Cudgen capsicum, eggplant and sweet potato grower Matthew Prichard is glad to see some sun.
Cudgen capsicum, eggplant and sweet potato grower Matthew Prichard is glad to see some sun. John Gass

Growers see sunny side

GROWERS throughout the Tweed have praised the sun as it made a long-awaited return yesterday, bringing with it blue skies.

Cudgen capsicum, eggplant and sweet potato grower Matthew Prichard, who runs the farm along with his brother Henry, said he had never been so happy to see the sun.

“I don’t think many people would be looking forward to any more rain,” Mr Prichard said.

“It’s been too wet to even get out on the ground, and it takes a few days to dry.”

Although the rain has subsided for now, Mr Prichard said there were still other dangers to the crops.

“We had a couple of wallabies come and eat the first few plants,” he said.

“Good luck to them to try and eat the whole paddock though.”

Cudgen sweet corn and sweet potato grower Doug Paddon said although it’s good to see the sun, sweet corn crops still needed a bit of water.

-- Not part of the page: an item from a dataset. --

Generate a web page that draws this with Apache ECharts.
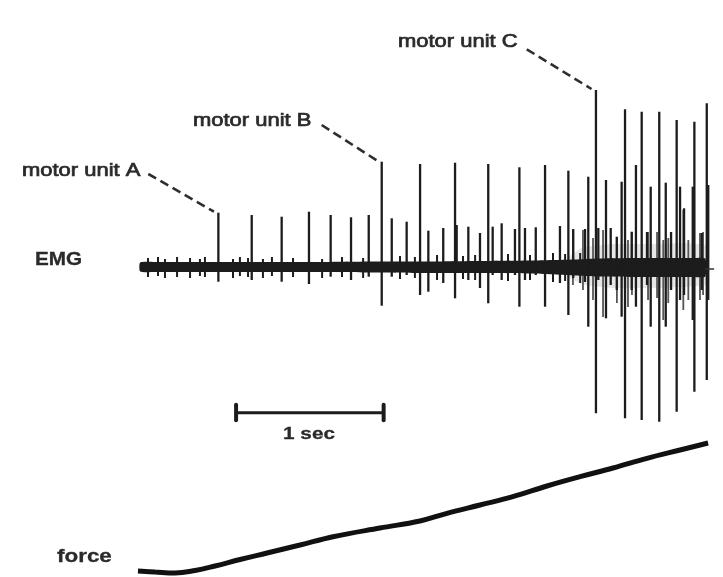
<!DOCTYPE html>
<html>
<head>
<meta charset="utf-8">
<title>Motor unit recruitment: EMG and force</title>
<script src="https://cdn.jsdelivr.net/npm/echarts@6/dist/echarts.min.js"></script>
<style>
  html, body { margin: 0; padding: 0; background: #fff; }
  #chart { width: 723px; height: 577px; }
</style>
</head>
<body>
<div id="chart"></div>
<script>
// ---- EMG spikes: time (s), height above baseline, depth below baseline (a.u.)
const spikeTime = [
  0.530, 0.756, 0.959, 1.144, 1.291, 1.429, 1.549, 1.637, 1.705, 1.806,
  1.897, 1.953, 2.054, 2.134, 2.145, 2.224, 2.303, 2.359, 2.389, 2.450,
  2.540, 2.570, 2.608, 2.681, 2.744, 2.845, 2.902, 2.935, 3.015, 3.037,
  3.089, 3.105, 3.157, 3.189, 3.230, 3.263, 3.286, 3.331, 3.360, 3.399,
  3.435, 3.460, 3.518, 3.562, 3.598, 3.636, 3.659, 3.686, 3.745, 3.756,
  3.806, 3.840, 3.850
];
const spikeUp = [
  5.43, 5.20, 5.03, 5.53, 5.20, 4.97, 5.20, 10.53, 4.87, 4.53,
  10.30, 3.63, 3.90, 10.43, 4.20, 4.03, 3.40, 10.30, 4.03, 4.37,
  3.80, 9.97, 3.90, 3.97, 10.20, 4.10, 9.63, 3.80, 3.80, 9.03,
  17.70, 3.90, 8.70, 3.90, 3.03, 8.53, 15.77, 3.53, 10.20, 15.53,
  3.50, 8.03, 15.53, 8.43, 3.50, 14.70, 8.03, 5.87, 8.03, 14.53,
  3.40, 16.37, 8.20
];
const spikeDown = [
  1.47, 1.30, 1.47, 1.70, 0.97, 1.30, 0.97, 3.87, 0.97, 0.80,
  2.80, 2.47, 1.60, 3.13, 0.50, 1.30, 2.10, 3.63, 0.80, 1.30,
  0.80, 3.97, 1.30, 0.80, 3.97, 1.60, 4.80, 1.10, 1.50, 5.97,
  14.63, 1.30, 5.13, 1.80, 2.30, 4.97, 15.13, 2.30, 3.97, 15.30,
  1.80, 5.97, 15.47, 5.97, 2.30, 14.47, 3.30, 2.80, 5.30, 12.47,
  2.30, 11.30, 3.30
];

// smaller, fainter units firing during the dense part of the burst
const minorTime = [
  2.933, 3.001, 3.069, 3.137, 3.231, 3.306, 3.333, 3.442, 3.503, 3.545,
  3.579, 3.681, 3.715, 3.794, 3.815
];
const minorUp = [
  3.7, 3.7, 2.9, 3.7, 3.0, 2.7, 3.5, 3.5, 3.5, 2.7,
  2.9, 5.7, 2.7, 3.4, 3.5
];
const minorDown = [
  1.8, 2.3, 3.3, 5.0, 3.6, 4.0, 2.8, 3.3, 3.1, 5.3,
  3.6, 4.3, 3.3, 3.3, 2.8
];

// ---- background noise band of the EMG (upper / lower envelope)
const bandTime  = [0.00, 0.10, 0.40, 0.80, 1.20, 1.60, 1.95, 2.30, 2.65, 2.95, 3.10, 3.40, 3.75, 3.83];
const bandUpper = [0.45, 0.50, 0.50, 0.50, 0.50, 0.55, 0.55, 0.60, 0.65, 0.75, 0.85, 0.90, 0.90, 0.85];
const bandLower = [-0.45, -0.50, -0.50, -0.50, -0.50, -0.55, -0.60, -0.60, -0.65, -0.85, -0.95, -1.00, -1.00, -0.95];

// faint grey of overlapping small potentials in the dense part
const hazeTime  = [2.90, 3.00, 3.20, 3.45, 3.70, 3.84];
const hazeUpper = [1.0, 2.0, 2.3, 2.3, 2.4, 2.2];
const hazeLower = [-1.0, -1.8, -2.1, -2.1, -2.0, -1.8];

// small noise flicks poking out of the band
const noiseTime = [
  0.053, 0.121, 0.168, 0.250, 0.338, 0.405, 0.439, 0.629, 0.676, 0.731,
  0.832, 0.893, 1.036, 1.233, 1.368, 1.511, 1.761, 1.862, 2.012, 2.188,
  2.270, 2.493, 2.642, 2.798, 2.880, 2.982
];
const noiseUp = [
  0.9, 1.0, 0.8, 1.0, 0.9, 0.8, 1.0, 0.8, 1.0, 0.9,
  0.8, 1.0, 0.9, 0.8, 1.0, 0.9, 1.1, 1.0, 1.2, 1.1,
  1.2, 1.3, 1.2, 1.4, 1.3, 1.4
];
const noiseDown = [
  1.0, 0.9, 1.1, 1.0, 1.1, 0.9, 1.0, 1.1, 0.9, 1.0,
  1.1, 0.9, 1.0, 1.1, 1.0, 1.1, 1.2, 1.1, 1.3, 1.2,
  1.3, 1.4, 1.3, 1.5, 1.4, 1.6
];

// thin tail of the trace after the last burst
const tailTime = [3.83, 3.89];
const tailAmp  = [-0.2, -0.2];

// ---- force trace (a.u.)
const forceTime = [
  -0.015, 0.100, 0.236, 0.372, 0.507, 0.677, 0.860, 1.083, 1.307, 1.625,
  1.896, 2.079, 2.303, 2.526, 2.757, 2.981, 3.205, 3.435, 3.659, 3.849
];
const forceValue = [
  0.10, 0.00, -0.10, 0.15, 0.60, 1.25, 1.90, 2.70, 3.53, 4.40,
  5.10, 5.87, 6.70, 7.53, 8.60, 9.53, 10.40, 11.37, 12.20, 12.90
];

// ---- annotations
const scaleBarStart = 0.65;     // s
const scaleBarLength = 1;       // s  ("1 sec")
const scaleBarLevel = -14.57;   // EMG units, below the trace
const labelA = [0.055, 9.3];    // where each leader starts (time, amplitude)
const labelB = [1.230, 14.2];
const labelC = [2.620, 21.77];
const unitA = 0, unitB = 7, unitC = 30; // first spike of each unit

const INK = '#1c1c1c';
const TEXT = '#2a2a2a';

function leader(start, idx, name) {
  return {
    name: name,
    type: 'line',
    yAxisIndex: 0,
    symbol: 'none',
    silent: true,
    lineStyle: { color: '#2e2e2e', width: 2.6, type: [9, 5] },
    data: [start, [spikeTime[idx] - 0.03, spikeUp[idx] + 0.1]]
  };
}

function verticalStroke(width, color) {
  return function (params, api) {
    const t = api.value(0);
    const p1 = api.coord([t, api.value(1)]);
    const p2 = api.coord([t, -api.value(2)]);
    return {
      type: 'line',
      shape: { x1: p1[0], y1: p1[1], x2: p2[0], y2: p2[1] },
      style: { stroke: color, lineWidth: width }
    };
  };
}

function envelope(times, upper, lower, fill, smooth) {
  return function (params, api) {
    const pts = [];
    for (let i = 0; i < times.length; i++) pts.push(api.coord([times[i], upper[i]]));
    for (let i = times.length - 1; i >= 0; i--) pts.push(api.coord([times[i], lower[i]]));
    return { type: 'polygon', shape: { points: pts, smooth: smooth }, style: { fill: fill } };
  };
}

function label(text, x, y, opts) {
  return {
    type: 'text', x: x, y: y, scaleX: opts.scaleX, silent: true,
    style: {
      text: text,
      fontFamily: 'Liberation Sans',
      fontWeight: opts.bold ? 'bold' : 'normal',
      fontSize: opts.size,
      fill: TEXT,
      stroke: TEXT,
      lineWidth: opts.bold ? 0.3 : 0.7,
      textAlign: opts.align || 'left',
      textVerticalAlign: 'middle'
    }
  };
}

const chart = echarts.init(document.getElementById('chart'), null, { renderer: 'canvas' });

const option = {
  backgroundColor: '#ffffff',
  animation: false,
  grid: { left: 0, right: 0, top: 0, bottom: 0 },
  xAxis: { type: 'value', min: -0.95, max: 3.95, show: false },
  yAxis: [
    { type: 'value', min: -31.0, max: 26.7, show: false },   // EMG amplitude
    { type: 'value', min: -0.5, max: 57.2, show: false }     // force
  ],
  series: [
    {
      name: 'EMG haze',
      type: 'custom',
      yAxisIndex: 0,
      silent: true,
      data: [[hazeTime[0], 0]],
      encode: { x: 0, y: 1 },
      renderItem: envelope(hazeTime, hazeUpper, hazeLower, 'rgba(60,60,60,0.12)', 0)
    },
    {
      name: 'EMG minor units',
      type: 'custom',
      yAxisIndex: 0,
      silent: true,
      data: minorTime.map((t, i) => [t, minorUp[i], minorDown[i]]),
      encode: { x: 0, y: [1, 2] },
      renderItem: verticalStroke(1.8, '#555')
    },
    {
      name: 'EMG band',
      type: 'custom',
      yAxisIndex: 0,
      silent: true,
      data: [[bandTime[0], 0]],
      encode: { x: 0, y: 1 },
      renderItem: envelope(bandTime, bandUpper, bandLower, INK, 0.2)
    },
    {
      name: 'EMG tail',
      type: 'line',
      yAxisIndex: 0,
      symbol: 'none',
      silent: true,
      lineStyle: { color: '#333', width: 1.5 },
      data: tailTime.map((t, i) => [t, tailAmp[i]])
    },
    {
      name: 'EMG noise',
      type: 'custom',
      yAxisIndex: 0,
      silent: true,
      data: noiseTime.map((t, i) => [t, noiseUp[i], noiseDown[i]]),
      encode: { x: 0, y: [1, 2] },
      renderItem: verticalStroke(2, INK)
    },
    {
      name: 'EMG spikes',
      type: 'custom',
      yAxisIndex: 0,
      silent: true,
      data: spikeTime.map((t, i) => [t, spikeUp[i], spikeDown[i]]),
      encode: { x: 0, y: [1, 2] },
      renderItem: verticalStroke(2.3, INK)
    },
    leader(labelA, unitA, 'leader A'),
    leader(labelB, unitB, 'leader B'),
    leader(labelC, unitC, 'leader C'),
    {
      name: 'scale bar',
      type: 'line',
      yAxisIndex: 0,
      symbol: 'none',
      silent: true,
      lineStyle: { color: INK, width: 3 },
      data: [[scaleBarStart, scaleBarLevel], [scaleBarStart + scaleBarLength, scaleBarLevel]]
    },
    {
      name: 'scale bar ends',
      type: 'custom',
      yAxisIndex: 0,
      silent: true,
      data: [[scaleBarStart, 0.8, 0.75], [scaleBarStart + scaleBarLength, 0.8, 0.75]],
      encode: { x: 0, y: 1 },
      renderItem: function (params, api) {
        const t = api.value(0);
        const p1 = api.coord([t, scaleBarLevel + api.value(1)]);
        const p2 = api.coord([t, scaleBarLevel - api.value(2)]);
        return {
          type: 'line',
          shape: { x1: p1[0], y1: p1[1], x2: p2[0], y2: p2[1] },
          style: { stroke: INK, lineWidth: 4, lineCap: 'round' }
        };
      }
    },
    {
      name: 'force',
      type: 'line',
      yAxisIndex: 1,
      symbol: 'none',
      silent: true,
      smooth: 0.4,
      lineStyle: { color: '#111', width: 5, cap: 'butt' },
      data: forceTime.map((t, i) => [t, forceValue[i]])
    }
  ],
  graphic: [
    label('motor unit A', 22, 171, { size: 18, scaleX: 1.22 }),
    label('motor unit B', 193, 121, { size: 18, scaleX: 1.22 }),
    label('motor unit C', 398, 42, { size: 18, scaleX: 1.22 }),
    label('EMG', 35, 260, { size: 18, scaleX: 1.15, bold: true }),
    label('force', 57, 557, { size: 19, scaleX: 1.18, bold: true }),
    label('1 sec', 309, 434, { size: 17, scaleX: 1.22, bold: true, align: 'center' })
  ]
};

chart.setOption(option);
</script>
</body>
</html>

“During the last week we’ve had three hot days and the sweet corn started to wilt a little,” Mr Paddon said.

“They like a bit of moisture.”

Combined Tweed Rural Industries Association president Col Brooks said although vegetable farmers may want the heat, it could cause problems for the cane farmers.

“The vegie growers will be pleased to see some fine weather,” he said.

“But young sugar cane can heat up, and it can kill the cane.”

Mr Brooks said cane has been the worst hit industry due to the wet.